The much-praised ‘tiger’ economy and government funding-model would now seem to have been based, for the last number of years and largely, on constructing and swapping houses, for progressively greater amounts of cheap, borrowed money. New roads and motorways helped to bring new areas into the city hinterlands, areas that then ‘needed’ more houses, which then, obviously, needed more roads. People became, notionally, very wealthy, but only as long as a platform of confidence remained. Once interest rates rose and house prices dropped, this began to be pulled away.
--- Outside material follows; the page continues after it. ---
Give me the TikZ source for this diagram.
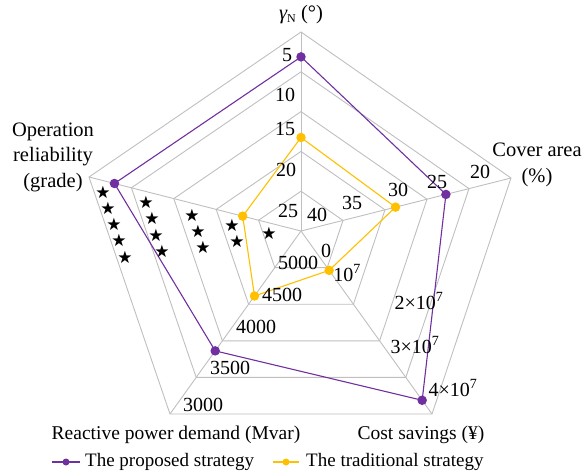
\documentclass[tikz,border=0pt]{standalone}
\usepackage{fontspec}
\setmainfont{Liberation Serif}
\newfontfamily\symfont{DejaVu Sans}
\usetikzlibrary{calc}
\definecolor{prop}{HTML}{7030A0}
\definecolor{trad}{HTML}{FFC000}
\definecolor{gridc}{HTML}{BFBFBF}
\begin{document}
\begin{tikzpicture}[x=1pt,y=-1pt,
  gridline/.style={draw=gridc, line width=0.9pt},
  propline/.style={draw=prop, line width=1.1pt},
  tradline/.style={draw=trad, line width=1.1pt},
  propdot/.style={circle, fill=prop, inner sep=0pt, minimum size=9.5pt},
  traddot/.style={circle, fill=trad, inner sep=0pt, minimum size=9.5pt},
  lbl/.style={font=\fontsize{20}{22}\selectfont, inner sep=0pt},
  ttl/.style={font=\fontsize{20.5}{25.5}\selectfont, inner sep=0pt, align=center},
  btl/.style={font=\fontsize{19.5}{22}\selectfont, inner sep=0pt},
  leg/.style={font=\fontsize{19}{21}\selectfont, inner sep=0pt, anchor=west},
  staricon/.style={font=\symfont\fontsize{17}{17}\selectfont, inner sep=0pt}
]
\useasboundingbox (0,0) rectangle (585,474);
% axes
\coordinate (C) at (301,231);
\coordinate (A1) at (301,32);
\coordinate (A2) at (511,178);
\coordinate (A3) at (432,414);
\coordinate (A4) at (170,414);
\coordinate (A5) at (89,177);
\foreach \f in {0.2,0.4,0.6,0.8,1.0} {
  \draw[gridline] ($(C)!\f!(A1)$) -- ($(C)!\f!(A2)$) -- ($(C)!\f!(A3)$)
     -- ($(C)!\f!(A4)$) -- ($(C)!\f!(A5)$) -- cycle;
}
\foreach \i in {1,...,5} \draw[gridline] (C) -- (A\i);
% data
\foreach \i/\f in {1/0.875,2/0.69,3/0.925,4/0.655,5/0.88}
  \coordinate (p\i) at ($(C)!\f!(A\i)$);
\foreach \i/\f in {1/0.47,2/0.45,3/0.215,4/0.355,5/0.275}
  \coordinate (o\i) at ($(C)!\f!(A\i)$);
\draw[propline] (p1) -- (p2) -- (p3) -- (p4) -- (p5) -- cycle;
\draw[tradline] (o1) -- (o2) -- (o3) -- (o4) -- (o5) -- cycle;
\foreach \i in {1,...,5} {
  \node[propdot] (pd\i) at (p\i) {};
  \node[traddot] (od\i) at (o\i) {};
}
% top axis labels
\node[lbl] (t5) at (287,55) {5};
\node[lbl] (t10) at (285,95) {10};
\node[lbl] (t15) at (285,129) {15};
\node[lbl] (t20) at (286,170) {20};
\node[lbl] (t25) at (288,211) {25};
% right axis labels
\node[lbl] (r20) at (480,172) {20};
\node[lbl] (r25) at (437,182) {25};
\node[lbl] (r30) at (398,190) {30};
\node[lbl] (r35) at (352,203) {35};
\node[lbl] (r40) at (317,215) {40};
% cost axis labels
\node[lbl] (c0) at (326,251) {0};
\node[lbl] (c1) at (347,273) {10\textsuperscript{7}};
\node[lbl] (c2) at (419,301) {2×10\textsuperscript{7}};
\node[lbl] (c3) at (415,345) {3×10\textsuperscript{7}};
\node[lbl] (c4) at (453,388) {4×10\textsuperscript{7}};
% reactive power labels
\node[lbl] (q5000) at (298,263) {5000};
\node[lbl] (q4500) at (282,295) {4500};
\node[lbl] (q4000) at (256,327) {4000};
\node[lbl] (q3500) at (230,368) {3500};
\node[lbl] (q3000) at (203,405) {3000};
% stars
\foreach \x/\y [count=\k] in {103/192,108/208,114/224,119/240,125/257,
   146/202,152/218,156/235,162/251,
   192/215,198/231,203/247,
   232/225,237/241,
   269/233}
  \node[staricon] (s\k) at (\x,\y) {★};
% axis titles
\node[ttl] (tg) at (301,15) {{\itshape γ}\raisebox{-0.3ex}{\fontsize{12}{12}\selectfont N} (°)};
\node[ttl] (tc) at (537,165) {Cover area\\(\%)};
\node[ttl] (to) at (53,157) {Operation\\reliability\\(grade)};
\node[btl] (tq) at (176,435) {Reactive power demand (Mvar)};
\node[btl] (ts) at (421,435) {Cost savings (¥)};
% legend
\coordinate (l1a) at (52,462);
\coordinate (l1b) at (80,462);
\coordinate (l2a) at (273,462);
\coordinate (l2b) at (299,462);
\draw[propline] (l1a) -- (l1b);
\draw[tradline] (l2a) -- (l2b);
\node[propdot, minimum size=7pt] (ld1) at ($(l1a)!0.5!(l1b)$) {};
\node[traddot, minimum size=7pt] (ld2) at ($(l2a)!0.5!(l2b)$) {};
\node[leg] (lt1) at (85,462) {The proposed strategy};
\node[leg] (lt2) at (306,462) {The traditional strategy};
\end{tikzpicture}
\end{document}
According to the Irish Independent, more than 1800 archaeological sites were discovered and excavated, since 1993, as a result of this boom in motorway and road construction. Whatever your views on the morality of destruction of sites, for progress, or preservation only by record, this is a significant amount of knowledge that would not otherwise have been available at this point. Many astounding objects were unearthed, among them “one of the earliest images of man’s face on a ceramic bowl”, found while working on the N8, near Mitchelstown, Co. Cork. [His pronounced nose rather spoils a comparison to Gudea of Lagash (ruled 2144-2124 BCE).]

http://www.ucl.ac.uk/prehistoric/past/past54/past54.html#Anthropomorphic

Of course, this construction work is now mostly gone and the company archaeologists who did the excavations are also now staring into the national void. Due to the downturn, less than 60 sites will be investigated this year, compared to 210 last year and to a peak of over 500 in 2007.
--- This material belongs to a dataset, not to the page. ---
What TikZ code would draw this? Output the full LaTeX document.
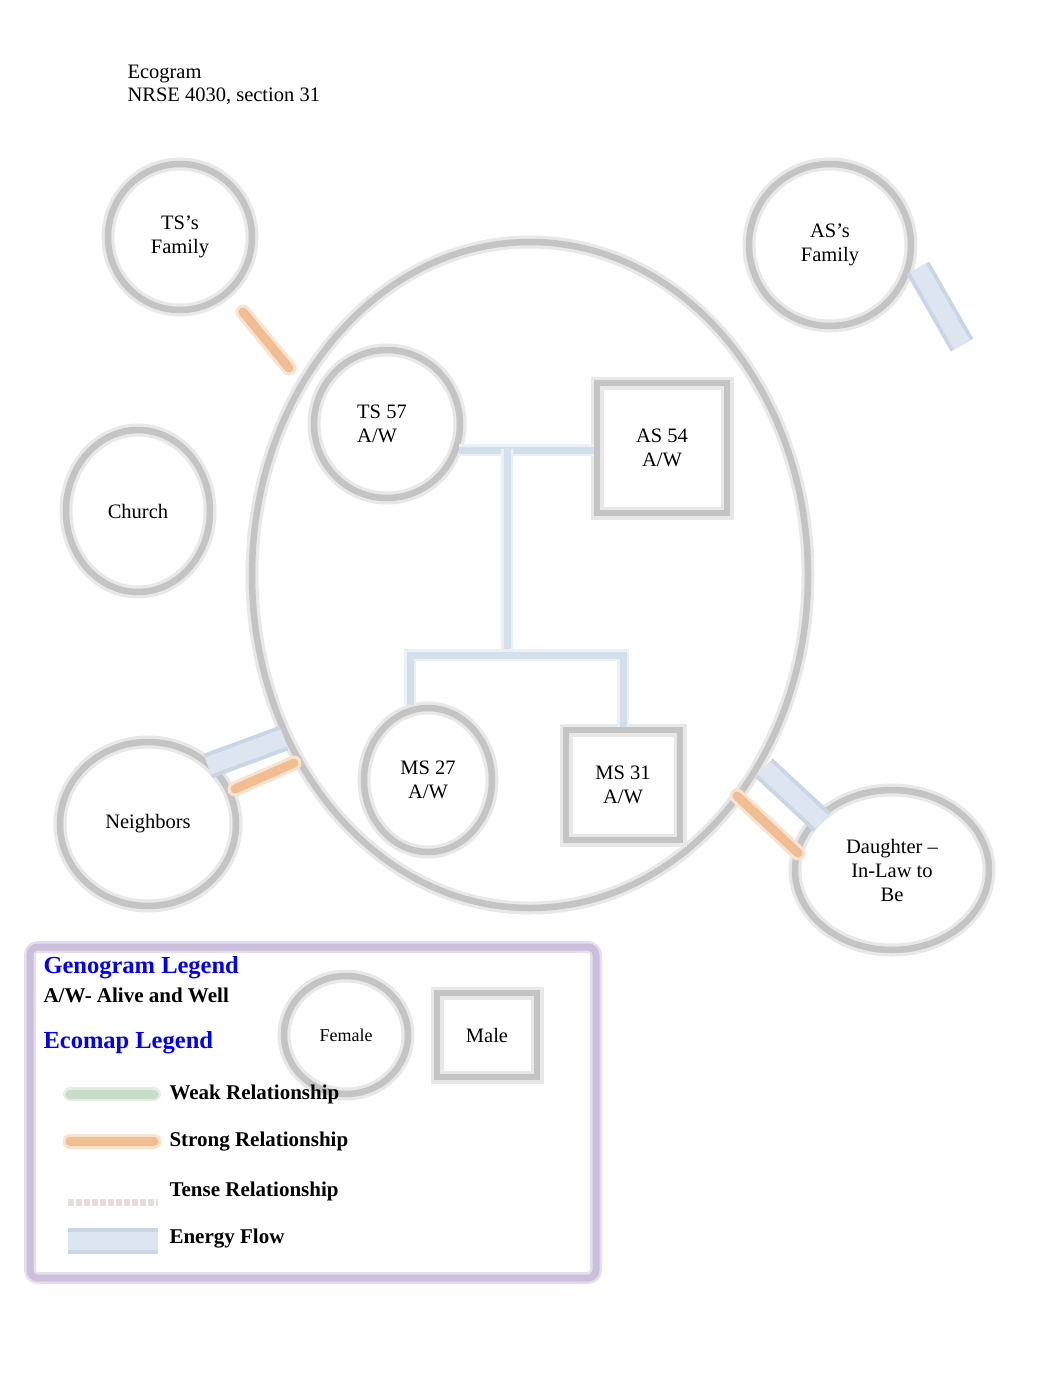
\documentclass[tikz,border=0pt]{standalone}
\usepackage{fontspec}
\setmainfont{Liberation Serif}
\usetikzlibrary{shapes.geometric}
\definecolor{ring}{HTML}{C4C4C4}
\definecolor{ringhalo}{HTML}{E8E8E8}
\definecolor{geno}{HTML}{D3DFEB}
\definecolor{genohalo}{HTML}{EAF0F6}
\definecolor{strongc}{HTML}{F0BE92}
\definecolor{stronghalo}{HTML}{F9E2CE}
\definecolor{energyc}{HTML}{C9D6E6}
\definecolor{energyin}{HTML}{DCE5F0}
\definecolor{weakc}{HTML}{C8DDC8}
\definecolor{tensec}{HTML}{EADBD6}
\definecolor{lilac}{HTML}{CBBFDB}
\definecolor{legblue}{HTML}{0000FF}
\tikzset{
  ringnode/.style={ellipse, draw=ring, line width=6.5pt, preaction={draw=ringhalo, line width=13pt}, align=center, inner sep=0pt, font=\fontsize{20.5}{24}\selectfont},
  sqnode/.style={rectangle, draw=ring, line width=6.5pt, preaction={draw=ringhalo, line width=13pt}, align=center, inner sep=0pt, font=\fontsize{20.5}{24}\selectfont},
  genoline/.style={draw=geno, line width=7pt, preaction={draw=genohalo, line width=12pt}},
  strongline/.style={draw=strongc, line width=9pt, line cap=round, preaction={draw=stronghalo, line width=15pt, line cap=round}},
  energyline/.style={draw=energyin, line width=18pt, preaction={draw=energyc, line width=26pt}},
  weakline/.style={draw=weakc, line width=9pt, line cap=round, preaction={draw=weakc!50, line width=14pt, line cap=round}},
  tenseline/.style={draw=tensec, line width=7pt, dash pattern=on 6pt off 2pt},
  legtext/.style={anchor=west, font=\bfseries\fontsize{21}{24}\selectfont},
  legtitle/.style={anchor=west, text=legblue, font=\bfseries\fontsize{24.5}{28}\selectfont},
}
\begin{document}
\begin{tikzpicture}[x=1pt,y=-1pt]
\useasboundingbox (0,0) rectangle (1062,1377);
% title
\node[anchor=west, font=\fontsize{20.5}{23}\selectfont, align=left] (title) at (124,85) {Ecogram\\NRSE 4030, section 31};
% big ellipse
\node[ringnode, minimum width=556pt, minimum height=666pt] (home) at (530,575) {};
% outer systems
\node[ringnode, minimum width=144pt, minimum height=146pt] (tsf) at (180,237) {TS’s\\Family};
\node[ringnode, minimum width=162pt, minimum height=162pt] (asf) at (830,245) {AS’s\\Family};
\node[ringnode, minimum width=144pt, minimum height=162pt] (church) at (138,511) {Church};
\node[ringnode, minimum width=176pt, minimum height=164pt] (neigh) at (148,824) {Neighbors};
\node[ringnode, minimum width=194pt, minimum height=160pt] (dil) at (892,870) {Daughter –\\In-Law to\\Be};
% family members
\node[ringnode, minimum width=146pt, minimum height=148pt] (ts) at (387,424) {};
\node[anchor=west, align=left, inner sep=0pt, font=\fontsize{20.5}{24}\selectfont] (tstext) at (357,424) {TS 57\\A/W};
\node[sqnode, minimum width=130pt, minimum height=130pt] (as) at (662,448) {AS 54\\A/W};
\node[ringnode, minimum width=128pt, minimum height=144pt] (ms27) at (428,780) {MS 27\\A/W};
\node[sqnode, minimum width=114pt, minimum height=110pt] (ms31) at (623,785) {MS 31\\A/W};
% genogram lines
\coordinate (marr) at (507,449);
\coordinate (kids) at (507,655);
\draw[genoline] (ts.-20) -- (as.west |- ts.-20);
\draw[genoline] (marr) -- (kids);
\draw[genoline] (ms27.north -| 410,0) |- (kids) -| (ms31.north);
% ecomap connectors
\coordinate (t1) at (243,312); \coordinate (t2) at (289,368);
\draw[strongline] (t1) -- (t2);
\coordinate (a1) at (918,268); \coordinate (a2) at (962,345);
\draw[energyline] (a1) -- (a2);
\coordinate (n1) at (208,766); \coordinate (n2) at (284,738);
\draw[energyline] (n1) -- (n2);
\coordinate (n3) at (235,789); \coordinate (n4) at (294,763);
\draw[strongline] (n3) -- (n4);
\coordinate (d1) at (764,768); \coordinate (d2) at (822,822);
\draw[energyline] (d1) -- (d2);
\coordinate (d3) at (737,796); \coordinate (d4) at (798,853);
\draw[strongline] (d3) -- (d4);
% legend
\draw[draw=lilac, line width=7pt, rounded corners=8pt, preaction={draw=lilac!50, line width=12pt, rounded corners=8pt}] (30,947) rectangle (596,1278);
\node[legtitle] (gl) at (40,968) {Genogram Legend};
\node[legtext] (aw) at (40,995) {A/W- Alive and Well};
\node[legtitle] (el) at (40,1043) {Ecomap Legend};
\node[ringnode, minimum width=124pt, minimum height=118pt, font=\fontsize{18}{20}\selectfont] (fem) at (346,1035) {Female};
\node[sqnode, minimum width=100pt, minimum height=84pt] (male) at (487,1035) {Male};
\coordinate (w1) at (70,1094); \coordinate (w2) at (154,1094);
\draw[weakline] (w1) -- (w2);
\coordinate (s1) at (70,1141); \coordinate (s2) at (154,1141);
\draw[strongline] (s1) -- (s2);
\coordinate (x1) at (68,1202); \coordinate (x2) at (158,1202);
\draw[tenseline] (x1) -- (x2);
\coordinate (e1) at (68,1241); \coordinate (e2) at (158,1241);
\draw[energyline] (e1) -- (e2);
\node[legtext] (lw) at (166,1094) {Weak Relationship};
\node[legtext] (ls) at (166,1142) {Strong Relationship};
\node[legtext] (lt) at (166,1191) {Tense Relationship};
\node[legtext] (le) at (166,1239) {Energy Flow};
\end{tikzpicture}
\end{document}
Loss of livelihood, or a slowdown in learning, is never welcome news, but perhaps one point of reflection is in order. It’s an obvious thing to say, but excavation process and techniques of information retrieval are only as effective as they can be at the present time. A period of calm will mean that future, improved methods will have a chance to become available. Hopefully nothing vital has been lost in the Irish rush.